Insomma, mentre governo e forze politiche sono impegnati a discutere dei miliardi del Recovery Plan e la maggioranza si è inceppata (apparentemente) sui prestiti del Mes sanitario, le Regioni e alcuni ministeri devono ancora smaltire ben 38 miliardi previsti nei 74 programmi italiani 2014-2020 (Por, Pon e Psr) finanziati da Fondo di sviluppo regionale (Fesr), Fondo sociale (Fse) e Fondo agricolo per lo sviluppo rurale (Feasr). Di questi più di 29 miliardi sono risorse europee. Il resto è cofinanziamento nazionale.

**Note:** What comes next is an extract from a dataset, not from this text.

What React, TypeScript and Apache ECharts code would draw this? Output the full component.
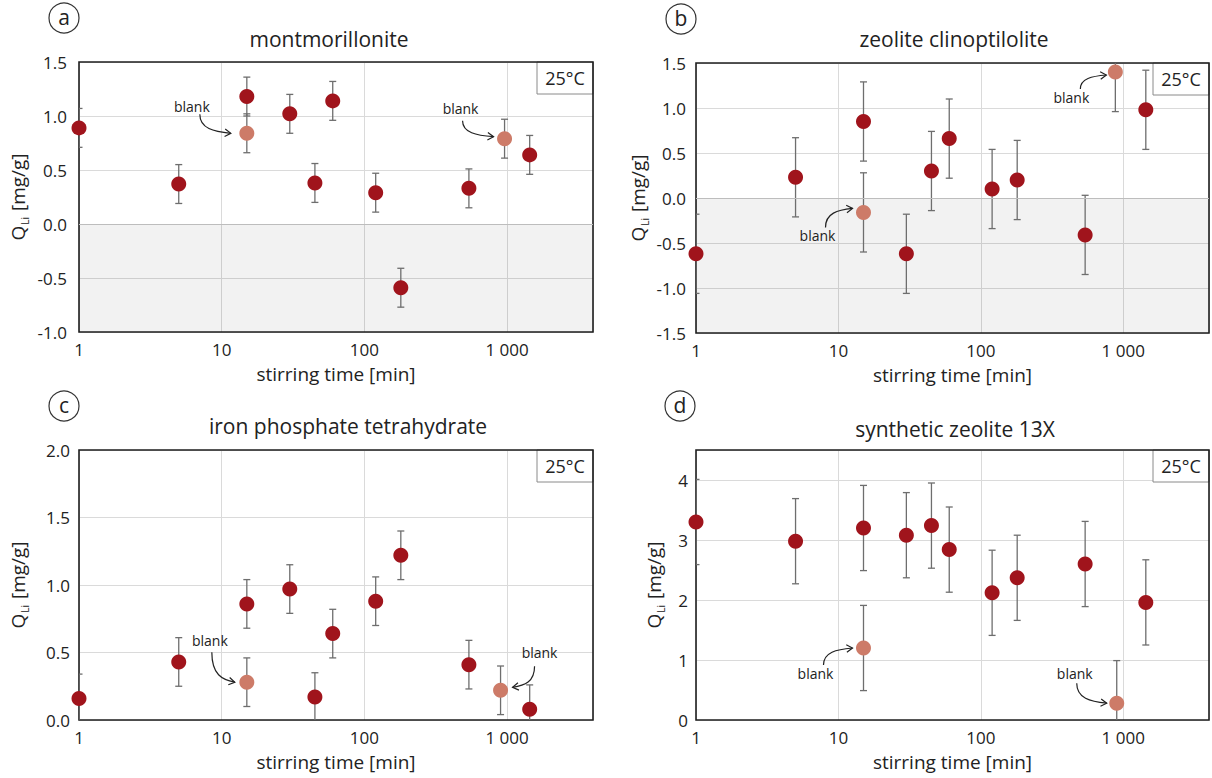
import React, { useEffect, useRef } from 'react';
import * as echarts from 'echarts';

const FONT = '"Open Sans", "Noto Sans", sans-serif';
const INK = '#222222';
const DOT = '#a0141c';
const BLANK_DOT = '#cd7b68';
const BAR = '#6e6e6e';
const GRID_LINE = '#dadada';

// stirring times [min]
const STIR_TIMES = [1, 5, 15, 30, 45, 60, 120, 180, 540, 1440];

// x tick values and their printed labels
const X_TICKS = [1, 10, 100, 1000];
const X_TICK_LABELS = ['1', '10', '100', '1 000'];

// (a) montmorillonite
const montQ = [0.89, 0.37, 1.18, 1.02, 0.38, 1.14, 0.29, -0.59, 0.33, 0.64];
const montErr = [0.18, 0.18, 0.18, 0.18, 0.18, 0.18, 0.18, 0.18, 0.18, 0.18];
const montBlankT = [15, 960];
const montBlankQ = [0.84, 0.79];
const montBlankErr = [0.18, 0.18];

// (b) zeolite clinoptilolite
const clinoQ = [-0.62, 0.23, 0.85, -0.62, 0.3, 0.66, 0.1, 0.2, -0.41, 0.98];
const clinoErr = [0.44, 0.44, 0.44, 0.44, 0.44, 0.44, 0.44, 0.44, 0.44, 0.44];
const clinoBlankT = [15, 880];
const clinoBlankQ = [-0.16, 1.4];
const clinoBlankErr = [0.44, 0.44];

// (c) iron phosphate tetrahydrate
const fePO4Q = [0.16, 0.43, 0.86, 0.97, 0.17, 0.64, 0.88, 1.22, 0.41, 0.08];
const fePO4Err = [0.18, 0.18, 0.18, 0.18, 0.18, 0.18, 0.18, 0.18, 0.18, 0.18];
const fePO4BlankT = [15, 900];
const fePO4BlankQ = [0.28, 0.22];
const fePO4BlankErr = [0.18, 0.18];

// (d) synthetic zeolite 13X
const z13xQ = [3.3, 2.98, 3.2, 3.08, 3.24, 2.84, 2.12, 2.37, 2.6, 1.96];
const z13xErr = [0.71, 0.71, 0.71, 0.71, 0.71, 0.71, 0.71, 0.71, 0.71, 0.71];
const z13xBlankT = [15, 900];
const z13xBlankQ = [1.2, 0.28];
const z13xBlankErr = [0.71, 0.71];

const TITLES = ['montmorillonite', 'zeolite clinoptilolite', 'iron phosphate tetrahydrate', 'synthetic zeolite 13X'];
const LETTERS = ['a', 'b', 'c', 'd'];
const Y_MIN = [-1, -1.5, 0, 0];
const Y_MAX = [1.5, 1.5, 2, 4.5];
const Y_STEP = [0.5, 0.5, 0.5, 1];
const Y_DIGITS = [1, 1, 1, 0];
const SHADE_BELOW_ZERO = [true, true, false, false];
const TEMPERATURE = '25°C';

const DATA = [
  { q: montQ, err: montErr, bt: montBlankT, bq: montBlankQ, berr: montBlankErr },
  { q: clinoQ, err: clinoErr, bt: clinoBlankT, bq: clinoBlankQ, berr: clinoBlankErr },
  { q: fePO4Q, err: fePO4Err, bt: fePO4BlankT, bq: fePO4BlankQ, berr: fePO4BlankErr },
  { q: z13xQ, err: z13xErr, bt: z13xBlankT, bq: z13xBlankQ, berr: z13xBlankErr },
];

// panel geometry (pixels)
const LAYOUT = [
  { grid: { left: 79, top: 62, width: 514, height: 270 }, title: [329, 39], letter: [64, 18], nameGap: 49, labelMargin: 12 },
  { grid: { left: 696, top: 63, width: 513, height: 270 }, title: [954, 39], letter: [681, 19], nameGap: 46, labelMargin: 10 },
  { grid: { left: 79, top: 450, width: 514, height: 270 }, title: [348, 426], letter: [64, 406], nameGap: 49, labelMargin: 9 },
  { grid: { left: 696, top: 450, width: 513, height: 270 }, title: [955, 429], letter: [680, 406], nameGap: 30, labelMargin: 8 },
];

// "blank" callouts: offsets from the blank point (text centre, arrow start, arrow end)
const CALLOUTS = [
  [
    { text: [-55, -27], from: [-47, -19], to: [-16, 0] },
    { text: [-44, -30], from: [-42, -18], to: [-11, -2] },
  ],
  [
    { text: [-46, 23], from: [-38, 15], to: [-11, -4] },
    { text: [-44, 25], from: [-35, 17], to: [-9, 3] },
  ],
  [
    { text: [-37, -42], from: [-35, -30], to: [-12, 0] },
    { text: [39, -38], from: [34, -24], to: [12, -3] },
  ],
  [
    { text: [-48, 25], from: [-40, 17], to: [-11, 0] },
    { text: [-42, -30], from: [-40, -20], to: [-10, 0] },
  ],
];

function xLabel(v: number): string {
  for (let k = 0; k < X_TICKS.length; k++) {
    if (Math.abs(v - X_TICKS[k]) < 1e-6 * X_TICKS[k]) return X_TICK_LABELS[k];
  }
  return '';
}

function errorBarItem(params: any, api: any) {
  const x = api.value(0);
  const lo = api.value(1);
  const hi = api.value(2);
  const top = api.coord([x, hi]);
  const bot = api.coord([x, lo]);
  const w = 3.5;
  const style = { stroke: BAR, lineWidth: 1.3 };
  return {
    type: 'group',
    children: [
      { type: 'line', shape: { x1: top[0], y1: top[1], x2: bot[0], y2: bot[1] }, style },
      { type: 'line', shape: { x1: top[0] - w, y1: top[1], x2: top[0] + w, y2: top[1] }, style },
      { type: 'line', shape: { x1: bot[0] - w, y1: bot[1], x2: bot[0] + w, y2: bot[1] }, style },
    ],
  };
}

function buildOption() {
  const grid: any[] = [];
  const xAxis: any[] = [];
  const yAxis: any[] = [];
  const series: any[] = [];

  DATA.forEach((d, i) => {
    const L = LAYOUT[i];
    grid.push({ ...L.grid, show: false, containLabel: false });
    xAxis.push({
      type: 'log',
      logBase: 10,
      gridIndex: i,
      min: 1,
      max: 4000,
      axisLine: { show: false },
      axisTick: { show: false },
      axisLabel: { formatter: (v: number) => xLabel(v), fontSize: 17, color: INK, fontFamily: FONT, margin: 9 },
      splitLine: { show: true, lineStyle: { color: GRID_LINE, width: 1 } },
      name: 'stirring time [min]',
      nameLocation: 'middle',
      nameGap: 32,
      nameTextStyle: { fontSize: 19, color: INK, fontFamily: FONT },
    });
    const digits = Y_DIGITS[i];
    yAxis.push({
      type: 'value',
      gridIndex: i,
      min: Y_MIN[i],
      max: Y_MAX[i],
      interval: Y_STEP[i],
      axisLine: { show: false },
      axisTick: { show: false },
      axisLabel: {
        formatter: (v: number) => {
          if (v > Y_MAX[i] - 1e-9 && Math.abs(v / Y_STEP[i] - Math.round(v / Y_STEP[i])) > 1e-6) return '';
          return v.toFixed(digits);
        },
        fontSize: 17,
        color: INK,
        fontFamily: FONT,
        margin: L.labelMargin,
      },
      splitLine: { show: true, lineStyle: { color: GRID_LINE, width: 1 } },
      name: '{q|Q}{s|Li}{q| [mg/g]}',
      nameLocation: 'middle',
      nameRotate: 90,
      nameGap: L.nameGap,
      nameTextStyle: {
        color: INK,
        fontFamily: FONT,
        rich: {
          q: { fontSize: 19, fontFamily: FONT, color: INK, lineHeight: 24 },
          s: { fontSize: 10, fontFamily: FONT, color: INK, padding: [13, 1, 0, 1] },
        },
      },
    });

    const bars: number[][] = [];
    STIR_TIMES.forEach((t, k) => bars.push([t, d.q[k] - d.err[k], d.q[k] + d.err[k]]));
    d.bt.forEach((t, k) => bars.push([t, d.bq[k] - d.berr[k], d.bq[k] + d.berr[k]]));

    const barSeries: any = {
      type: 'custom',
      name: 'error',
      xAxisIndex: i,
      yAxisIndex: i,
      renderItem: errorBarItem,
      encode: { x: 0, y: [1, 2] },
      data: bars,
      clip: true,
      z: 3,
      silent: true,
    };
    if (SHADE_BELOW_ZERO[i]) {
      barSeries.markArea = {
        silent: true,
        itemStyle: { color: 'rgba(0,0,0,0.05)' },
        data: [[{ yAxis: Y_MIN[i] }, { yAxis: 0 }]],
      };
      barSeries.markLine = {
        silent: true,
        symbol: 'none',
        label: { show: false },
        lineStyle: { color: '#bdbdbd', width: 1, type: 'solid' },
        data: [{ yAxis: 0 }],
      };
    }
    series.push(barSeries);

    series.push({
      type: 'scatter',
      name: 'sample',
      xAxisIndex: i,
      yAxisIndex: i,
      data: STIR_TIMES.map((t, k) => [t, d.q[k]]),
      symbol: 'circle',
      symbolSize: 15,
      itemStyle: { color: DOT, opacity: 1 },
      clip: false,
      z: 4,
    });
    series.push({
      type: 'scatter',
      name: 'blank',
      xAxisIndex: i,
      yAxisIndex: i,
      data: d.bt.map((t, k) => [t, d.bq[k]]),
      symbol: 'circle',
      symbolSize: 15,
      itemStyle: { color: BLANK_DOT, opacity: 1 },
      clip: false,
      z: 4,
    });
  });

  return {
    animation: false,
    backgroundColor: '#ffffff',
    textStyle: { fontFamily: FONT },
    grid,
    xAxis,
    yAxis,
    series,
  };
}

function arrowElements(fx: number, fy: number, tx: number, ty: number) {
  const c1x = fx;
  const c1y = fy + (ty - fy) * 0.75;
  const c2x = tx - (tx - fx) * 0.55;
  const c2y = ty - (ty - fy) * 0.08;
  const dx = tx - c2x;
  const dy = ty - c2y;
  const len = Math.hypot(dx, dy) || 1;
  const ux = dx / len;
  const uy = dy / len;
  const head = 7;
  const ang = (32 * Math.PI) / 180;
  const rot = (a: number) => [ux * Math.cos(a) - uy * Math.sin(a), ux * Math.sin(a) + uy * Math.cos(a)];
  const r1 = rot(ang);
  const r2 = rot(-ang);
  const stroke = { stroke: INK, lineWidth: 1.2, fill: 'none' };
  return [
    {
      type: 'bezierCurve',
      z: 20,
      shape: { x1: fx, y1: fy, cpx1: c1x, cpy1: c1y, cpx2: c2x, cpy2: c2y, x2: tx, y2: ty },
      style: stroke,
    },
    {
      type: 'polyline',
      z: 20,
      shape: {
        points: [
          [tx - head * r1[0], ty - head * r1[1]],
          [tx, ty],
          [tx - head * r2[0], ty - head * r2[1]],
        ],
      },
      style: stroke,
    },
  ];
}

function buildGraphics(chart: any) {
  const els: any[] = [];
  LAYOUT.forEach((L, i) => {
    const g = L.grid;
    const right = g.left + g.width;

    // panel letter in a circle
    els.push({
      type: 'circle',
      z: 20,
      shape: { cx: L.letter[0], cy: L.letter[1], r: 15 },
      style: { fill: 'none', stroke: '#333', lineWidth: 1.2 },
    });
    els.push({
      type: 'text',
      z: 20,
      x: L.letter[0],
      y: L.letter[1] - 1,
      style: { text: LETTERS[i], align: 'center', verticalAlign: 'middle', textAlign: 'center', textVerticalAlign: 'middle', fontSize: 21, fontFamily: FONT, fill: INK },
    });

    // panel title
    els.push({
      type: 'text',
      z: 20,
      x: L.title[0],
      y: L.title[1],
      style: { text: TITLES[i], align: 'center', verticalAlign: 'middle', textAlign: 'center', textVerticalAlign: 'middle', fontSize: 21, fontFamily: FONT, fill: INK },
    });

    // temperature box
    const bw = 56;
    const bh = 32;
    els.push({
      type: 'rect',
      z: 1,
      shape: { x: right - bw, y: g.top, width: bw, height: bh },
      style: { fill: '#ffffff', stroke: '#8a8a8a', lineWidth: 1 },
    });
    els.push({
      type: 'text',
      z: 1,
      x: right - bw / 2,
      y: g.top + bh / 2,
      style: { text: TEMPERATURE, align: 'center', verticalAlign: 'middle', textAlign: 'center', textVerticalAlign: 'middle', fontSize: 18, fontFamily: FONT, fill: INK },
    });

    // plot frame
    els.push({
      type: 'rect',
      z: 2,
      shape: { x: g.left, y: g.top, width: g.width, height: g.height },
      style: { fill: 'none', stroke: '#1e1e1e', lineWidth: 1.6 },
    });

    // "blank" callouts anchored to the blank points
    const d = DATA[i];
    d.bt.forEach((t, k) => {
      const p = chart.convertToPixel({ gridIndex: i }, [t, d.bq[k]]);
      if (!p) return;
      const c = CALLOUTS[i][k];
      els.push({
        type: 'text',
        z: 20,
        x: p[0] + c.text[0],
        y: p[1] + c.text[1],
        style: { text: 'blank', align: 'center', verticalAlign: 'middle', textAlign: 'center', textVerticalAlign: 'middle', fontSize: 14, fontFamily: FONT, fill: INK },
      });
      els.push(...arrowElements(p[0] + c.from[0], p[1] + c.from[1], p[0] + c.to[0], p[1] + c.to[1]));
    });
  });
  return els;
}

export default function App() {
  const ref = useRef<HTMLDivElement>(null);
  useEffect(() => {
    const el = ref.current;
    if (!el) return;
    const chart = echarts.init(el, null, { renderer: 'svg' });
    chart.setOption(buildOption() as any);
    chart.setOption({ graphic: { elements: buildGraphics(chart) } } as any);
    return () => {
      chart.dispose();
    };
  }, []);
  return <div ref={ref} style={{ position: 'absolute', left: 0, top: 0, width: 1212, height: 778, background: '#fff' }} />;
}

Periodicamente leggiamo sulla stampa economica più autorevole – grande spazio giustamente sul Sole-24 Ore – considerazioni su questa criticità. Se è vero che all’interno dell’Unione europea si è verificato un generale rallentamento della spesa, tuttavia l’Italia presenta una situazione particolarmente critica. Confrontando la situazione italiana con quella degli altri “partner” europei emerge che l’Italia con il suo 30,7% di spesa maturata è in forte ritardo rispetto agli altri Paesi. Sul versante italiano le cause delle difficoltà nella spesa sono note da anni e in sintesi riguardano principalmente un sistema normativo degli appalti farraginoso e complesso, una mancanza di personale con specifica preparazione e relativa formazione nella Pubblica amministrazione, scarsa capacità di programmazione.

Di fronte a questa preoccupante incapacità, secondo Francesco Grillo bisogna che il Paese sappia condividere un’unica idea di futuro, per coordinare entrambe le grandi occasioni di spesa. Solo da questa “idea” possono derivare obiettivi concreti e riforme coerenti che – forse non a caso – latitano anche nell’ultima verbosa (più di 170 pagine!) versione del Piano nazionale di ripresa e resilienza (Pnrr). L’ex ministro Giovanni Tria lo scriveva pochi giorni fa: “La prima preoccupante sensazione è che troppe pagine descrivano bisogni e non progetti. Abbiamo una lunga sequenza di ambiti di intervento e di corrispondenti affermazioni che si investirà in questi ambiti. La seconda preoccupante sensazione è che l’allocazione di risorse alle sei missioni previste dal piano, e alle componenti di cui esse si compongono, non derivi da una stima di costi progettuali e da una selezione dei progetti in base al rendimento atteso in termini di benefici e risultati attesi, sia relativi al singolo progetto sia derivanti dal contributo al rendimento dell’intero piano in termini di crescita. La sensazione è che si tratti più che altro di vincoli di spesa, cioè di una ripartizione di risorse disponibili. In altri termini, si definisce la copertura finanziaria”.

Ma il problema non è la copertura finanziaria – mai come oggi sembrano cospicue le disponibilità finanziarie – ma la capacità di progettare e di spendere, essendo in grado di rendicontare tutto, nel dettaglio, per essere certo di incassare i flussi di denaro promessi.